Knock, knock... Who's there, statistically?

Utstein Abbey 4Per, the owner of this blog has fled the country for a few days, so I am seizing the opportunity to not have my little musings drowned in his figurative firehose of blog posts.

About six months ago, I reinstalled one of my Gentoo Linux servers and I left the SSH port open to the world. I did this deliberately, as I tend to access my servers from many different sites, not always knowing in advance what my source address will be. Usually, I'll install logrotate and a few other packages to keep things tidy, but for some reason this was neglected.

The other day, while doing some routine maintenance on the server, I discovered that the system log file /var/log/messages had grown to a whopping 12GB. What on earth was going on here?

What is SSH?
Secure Shell or SSH is a secure, encrypted network protocol designed as a replacement for earlier, insecure protocols like telnet, rsh and rlogin.
A quick glance through the first few pages of the file, revealed what I thought was the reason for the enormous file size: About 8 hours after the server was brought online, the first attempt at brute forcing the SSH service started, and from that day on, it was more or less under constant attacks from various hosts all over the world.

Now, this didn't really come as a surprise to me. A few years back, while I was working for one of Scandinavia's largest ISPs, I set up an IDS system on a few of their linkups. It's simply staggering how much malevolent traffic there is out there, including these kinds of automated SSH scans. As omnipresent as they are, could these SSH scans really generate 12GB worth of log entries?
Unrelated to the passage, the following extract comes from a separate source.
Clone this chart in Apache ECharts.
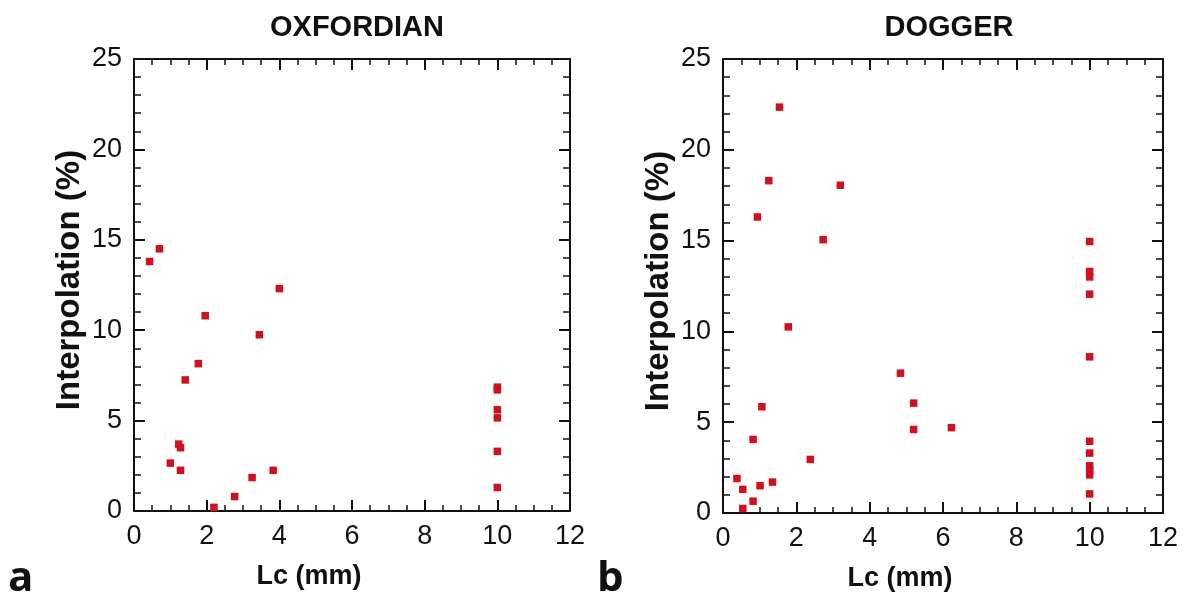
<!DOCTYPE html>
<html>
<head>
<meta charset="utf-8">
<script src="https://cdn.jsdelivr.net/npm/echarts@6/dist/echarts.min.js"></script>
<style>
html,body{margin:0;padding:0;background:#fff;}
#chart{width:1187px;height:607px;}
</style>
</head>
<body>
<div id="chart"></div>
<script>
// ---- data ----
var panelTitles = ['OXFORDIAN', 'DOGGER'];
var panelLetters = ['a', 'b'];
var xTicks = [0, 2, 4, 6, 8, 10, 12];
var yTicks = [0, 5, 10, 15, 20, 25];

var oxfordianLc = [0.43, 0.70, 4.00, 1.96, 3.45, 1.77, 1.41, 1.23, 1.28, 1.00, 1.28, 3.25, 3.83, 2.77, 2.20,
                   10.0, 10.0, 10.0, 10.0, 10.0, 10.0];
var oxfordianInterp = [13.8, 14.5, 12.3, 10.8, 9.75, 8.15, 7.25, 3.7, 3.5, 2.65, 2.25, 1.85, 2.25, 0.8, 0.2,
                       6.85, 6.7, 5.6, 5.15, 3.3, 1.3];

var doggerLc = [1.54, 1.25, 3.20, 0.94, 2.73, 1.78, 4.84, 5.20, 5.20, 6.23, 1.06, 0.82, 2.38, 0.38, 0.54, 1.01, 1.35, 0.82, 0.54,
                10.0, 10.0, 10.0, 10.0, 10.0, 10.0, 10.0, 10.0, 10.0, 10.0, 10.0];
var doggerInterp = [22.35, 18.3, 18.05, 16.3, 15.05, 10.25, 7.7, 6.05, 4.6, 4.7, 5.85, 4.05, 2.95, 1.9, 1.3, 1.5, 1.7, 0.65, 0.25,
                    14.95, 13.3, 13.0, 12.05, 8.6, 3.95, 3.3, 2.6, 2.35, 2.1, 1.05];

function pairs(xs, ys) { return xs.map(function (x, i) { return [x, ys[i]]; }); }

var FONT = 'Liberation Sans';
var grids = [
  {left: 134, top: 59, width: 436, height: 452},
  {left: 723, top: 59, width: 440, height: 454}
];
var axisLine = {show: true, onZero: false, lineStyle: {color: '#111', width: 2}};

function xAx(g, pos, showLabel, name) {
  return {
    type: 'value', gridIndex: g, position: pos, min: xTicks[0], max: xTicks[xTicks.length - 1], interval: 2,
    axisLine: axisLine,
    axisTick: {show: true, inside: true, length: 11, lineStyle: {color: '#111', width: 2}},
    minorTick: {show: true, splitNumber: 4, length: 6, lineStyle: {color: '#111', width: 1.5}},
    splitLine: {show: false},
    axisLabel: {show: showLabel, fontFamily: FONT, fontSize: 27, color: '#111', margin: 12},
    name: name || '', nameLocation: 'middle', nameGap: 52,
    nameTextStyle: {fontFamily: FONT, fontSize: 27, fontWeight: 'bold', color: '#111', padding: [0, 86, 0, 0]}
  };
}
function yAx(g, pos, showLabel, name) {
  return {
    type: 'value', gridIndex: g, position: pos, min: yTicks[0], max: yTicks[yTicks.length - 1], interval: 5,
    axisLine: axisLine,
    axisTick: {show: true, inside: true, length: 11, lineStyle: {color: '#111', width: 2}},
    minorTick: {show: true, splitNumber: 5, length: 7, lineStyle: {color: '#111', width: 1.5}},
    splitLine: {show: false},
    axisLabel: {show: showLabel, fontFamily: FONT, fontSize: 27, color: '#111', margin: 12},
    name: name || '', nameLocation: 'middle', nameGap: 48,
    nameTextStyle: {fontFamily: FONT, fontSize: 33, fontWeight: 'bold', color: '#111', padding: [0, 0, 0, 10]}
  };
}

var option = {
  backgroundColor: '#fff',
  animation: false,
  title: [
    {text: panelTitles[0], left: 352, top: 8, textAlign: 'center',
     textStyle: {fontFamily: FONT, fontSize: 29, fontWeight: 'bold', color: '#111'}},
    {text: panelTitles[1], left: 944, top: 8, textAlign: 'center',
     textStyle: {fontFamily: FONT, fontSize: 29, fontWeight: 'bold', color: '#111'}}
  ],
  grid: grids,
  xAxis: [
    xAx(0, 'bottom', true, 'Lc (mm)'), xAx(0, 'top', false),
    xAx(1, 'bottom', true, 'Lc (mm)'), xAx(1, 'top', false)
  ],
  yAxis: [
    yAx(0, 'left', true, 'Interpolation (%)'), yAx(0, 'right', false),
    yAx(1, 'left', true, 'Interpolation (%)'), yAx(1, 'right', false)
  ],
  graphic: [
    {type: 'text', left: 8, top: 558, style: {text: panelLetters[0], font: 'bold 42px "Open Sans"', fill: '#111'}},
    {type: 'text', left: 597, top: 558, style: {text: panelLetters[1], font: 'bold 42px "Open Sans"', fill: '#111'}}
  ],
  series: [
    {type: 'scatter', name: panelTitles[0], xAxisIndex: 0, yAxisIndex: 0, symbol: 'rect', symbolSize: 7.5,
     itemStyle: {color: '#d0101e', opacity: 1}, data: pairs(oxfordianLc, oxfordianInterp)},
    {type: 'scatter', name: panelTitles[1], xAxisIndex: 2, yAxisIndex: 2, symbol: 'rect', symbolSize: 7.5,
     itemStyle: {color: '#d0101e', opacity: 1}, data: pairs(doggerLc, doggerInterp)}
  ]
};

var chart = echarts.init(document.getElementById('chart'), null, {renderer: 'canvas'});
chart.setOption(option);
</script>
</body>
</html>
Well, as it turns out, they didn't. Most of the log data was generated by an extremely chatty local process, and not a very interesting one at that. However, my curiosity was piqued, so I went about extracting the log entries pertaining failed attempts at logging on using SSH, and importing the data into my trusty PostgreSQL database.
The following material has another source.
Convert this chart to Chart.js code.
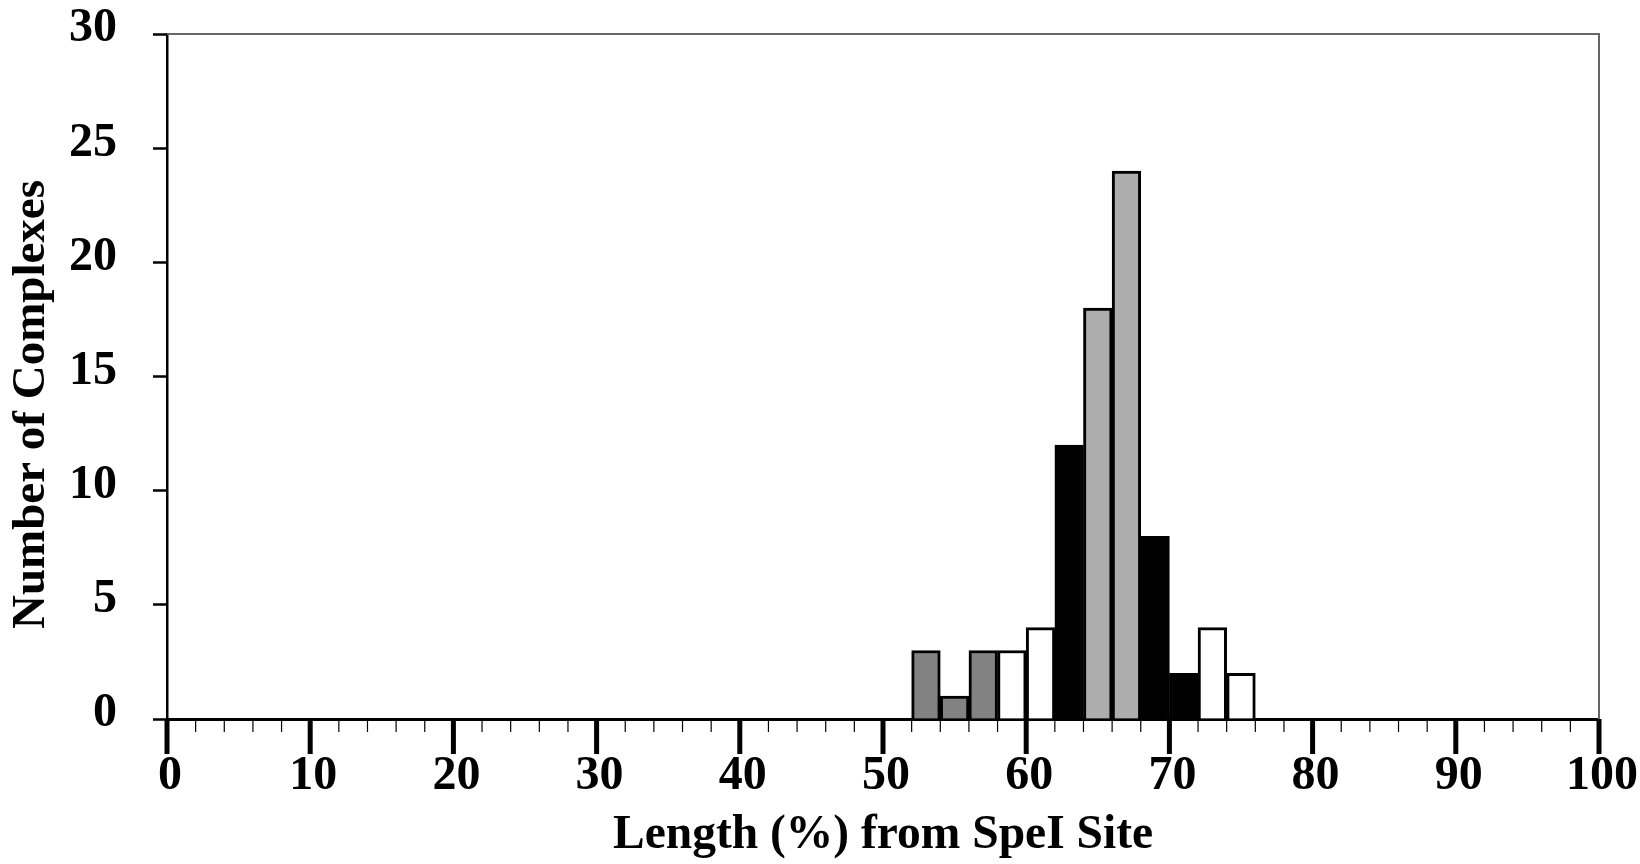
<!DOCTYPE html>
<html>
<head>
<meta charset="utf-8">
<script src="https://cdn.jsdelivr.net/npm/chart.js@4.4.1/dist/chart.umd.min.js"></script>
<style>
    html, body { margin: 0; padding: 0; background: #ffffff; }
    #wrap { width: 1640px; height: 864px; }
</style>
</head>
<body>
<div id="wrap"><canvas id="histChart"></canvas></div>
<script>
// ================= DATA =================
const binCenters = [53, 55, 57, 59, 61, 63, 65, 67, 69, 71, 73, 75];
const complexCounts = [3, 1, 3, 3, 4, 12, 18, 24, 8, 2, 4, 2];
const barColors = ["#828282", "#828282", "#828282", "#ffffff", "#ffffff", "#000000",
                   "#adadad", "#adadad", "#000000", "#000000", "#ffffff", "#ffffff"];
const xTickLabels = [0, 10, 20, 30, 40, 50, 60, 70, 80, 90, 100];
const yTickLabels = [0, 5, 10, 15, 20, 25, 30];
const yTitle = "Number of Complexes";
const xTitle = "Length (%) from SpeI Site";

const FONT = "'Liberation Serif', 'Times New Roman', serif";

// ================= X TICKS, FRAME, TITLES =================
// major ticks long/thick, minor ticks short/thin, drawn from scale positions
const axisDecor = {
    id: "axisDecor",
    afterDraw(chart) {
        const ctx = chart.ctx;
        const area = chart.chartArea;
        const xs = chart.scales.x;

        ctx.save();
        // thin grey frame on top and right
        ctx.strokeStyle = "#666";
        ctx.lineWidth = 2;
        ctx.beginPath();
        ctx.moveTo(area.left, area.top);
        ctx.lineTo(area.right, area.top);
        ctx.lineTo(area.right, area.bottom);
        ctx.stroke();

        ctx.strokeStyle = "#000";
        xs.ticks.forEach(t => {
            const px = xs.getPixelForValue(t.value);
            const major = xTickLabels.includes(t.value);
            ctx.lineWidth = major ? 5 : 1.2;
            ctx.beginPath();
            ctx.moveTo(px, area.bottom);
            ctx.lineTo(px, area.bottom + (major ? 35 : 13));
            ctx.stroke();
        });

        // axis titles
        ctx.fillStyle = "#000";
        ctx.textAlign = "center";

        ctx.font = "bold 47.5px " + FONT;
        ctx.textBaseline = "alphabetic";
        ctx.fillText(xTitle, (area.left + area.right) / 2, chart.height - 16);

        // y title sits a little below the middle of the axis
        ctx.font = "bold 47px " + FONT;
        ctx.textBaseline = "middle";
        ctx.translate(32, (area.top + area.bottom) / 2 + 28);
        ctx.rotate(-Math.PI / 2);
        ctx.fillText(yTitle, 0, 0);
        ctx.restore();
    }
};

new Chart(document.getElementById("histChart"), {
    type: "bar",
    data: {
        datasets: [{
            data: binCenters.map((c, i) => ({ x: c, y: complexCounts[i] })),
            backgroundColor: barColors,
            borderColor: "#000000",
            borderWidth: 3,
            barPercentage: 1.0,
            categoryPercentage: 1.0
        }]
    },
    options: {
        responsive: true,
        maintainAspectRatio: false,
        animation: false,
        layout: { padding: { top: 34, right: 41, left: 0, bottom: 0 } },
        plugins: {
            legend: { display: false },
            tooltip: { enabled: false }
        },
        scales: {
            x: {
                type: "linear",
                min: 0,
                max: 100,
                offset: false,
                border: { display: true, color: "#000", width: 3 },
                grid: { display: false, drawTicks: false },
                ticks: {
                    stepSize: 2,
                    autoSkip: false,
                    maxRotation: 0,
                    padding: 29,
                    labelOffset: 3,
                    color: "#000",
                    font: { family: FONT, size: 48, weight: "bold" },
                    callback: v => xTickLabels.includes(v) ? String(v) : ""
                },
                afterFit(scale) {
                    scale.height = 145;
                    scale.paddingLeft = 0;
                    scale.paddingRight = 0;
                }
            },
            y: {
                min: 0,
                max: 30,
                border: { display: true, color: "#000", width: 2.5 },
                grid: {
                    drawOnChartArea: false,
                    drawTicks: true,
                    tickLength: 14,
                    tickWidth: 2.5,
                    tickColor: "#000"
                },
                ticks: {
                    stepSize: 5,
                    padding: 36,
                    labelOffset: -5,
                    color: "#000",
                    font: { family: FONT, size: 48, weight: "bold" },
                    callback: v => yTickLabels.includes(v) ? String(v) : ""
                },
                afterFit(scale) {
                    scale.width = 167;
                    scale.paddingTop = 0;
                    scale.paddingBottom = 0;
                }
            }
        }
    },
    plugins: [axisDecor]
});
</script>
</body>
</html>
There results were fairly interesting.

In the 6 months since the server went live, 140416 login-attempts had been made, from 568 different IP addresses. The attackers had attempted to login using 21868 different usernames, most of which made sense, others made less sense, and some were just plain weird. The idea, I presume was to try a big set of commonly found usernames, paired with common passwords, although some of the attackers seemed to have gotten the usernames and passwords mixed up. I mean, I would hate to work for an organization that gives their employees usernames like these:
  • Sh3I5Lik3P4rtY@v3r (She Is Like Party Over, I guess)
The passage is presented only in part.